Dr. Carlos Segovia (Humanities and Social Sciences), whose current research focuses on both contemporary animism and the correlation between poetry, mythology and tragedy in post-nihilistic times, lectured by invitation for two weeks at the Centre for the Study of Religion and Laicity (CIERL) of the Free University of Brussels (ULB) and the European Research Council (ERC) at the University of Ghent. Additionally, he participated in a roundtable on the making of religious identities at the ULB.

At the ULB, Segovia taught two master classes on the renewed study of animism against the backdrop of contemporary discussions on religion and ecology, delivering both an open lecture on animism’s fundamental components and a research seminar on animism, religion and the re-enchantment of the world. At the ERC, he lectured for the NARMESH research project on animism, nihilism and the so-called “death of God” in contemporary philosophy.

Warlpiri Landscape

Emu Dreaming, Warlpiri Landscape. Warlpiri cosmology is multi-centred and, consequently, multi-perspectivist. In it, animals, plants and rocks in any given ecosystem have their own perspective on things, which can be shared across species. The image above depicts an aerial view of the earth, as dreamed (or seen) by an emu.

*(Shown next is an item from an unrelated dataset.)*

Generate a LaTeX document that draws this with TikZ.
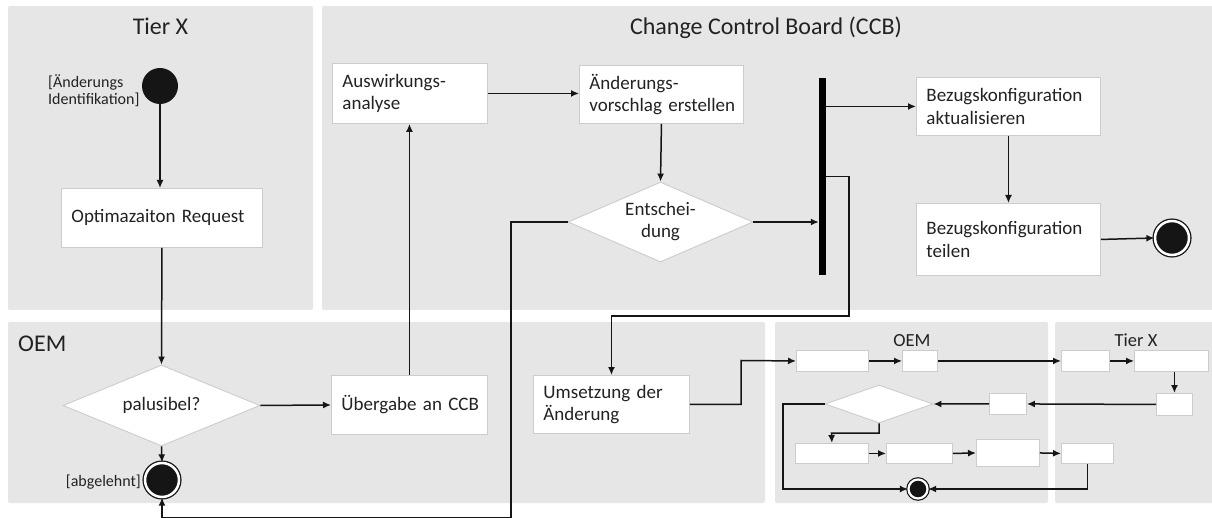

Segovia claims that animism provides a new paradigm for contemporary thought in four distinct but interconnected ways: it supplies an operational concept for reimagining today’s cosmopolitics in new ontological terms, a counter-proposition against dominant divisions of life and non-life, an antidote to semiocapitalism, and a new argument in contemporary philosophy equally distant from what he labels as self-contained and frozen philosophies: those incapable of moving beyond the modern worldview or else engaged in its mere deconstruction. Segovia believes a redefined animism may help to critically rethink Nietzsche’s claim of God’s “death” and the return of the sacred in today’s post-secular world.

Segovia will soon be publishing a monograph on these and other related matters, on which he has published substantially over this and the past year. He will also co-chair an international conference on animism at the ULB in the fall of 2020.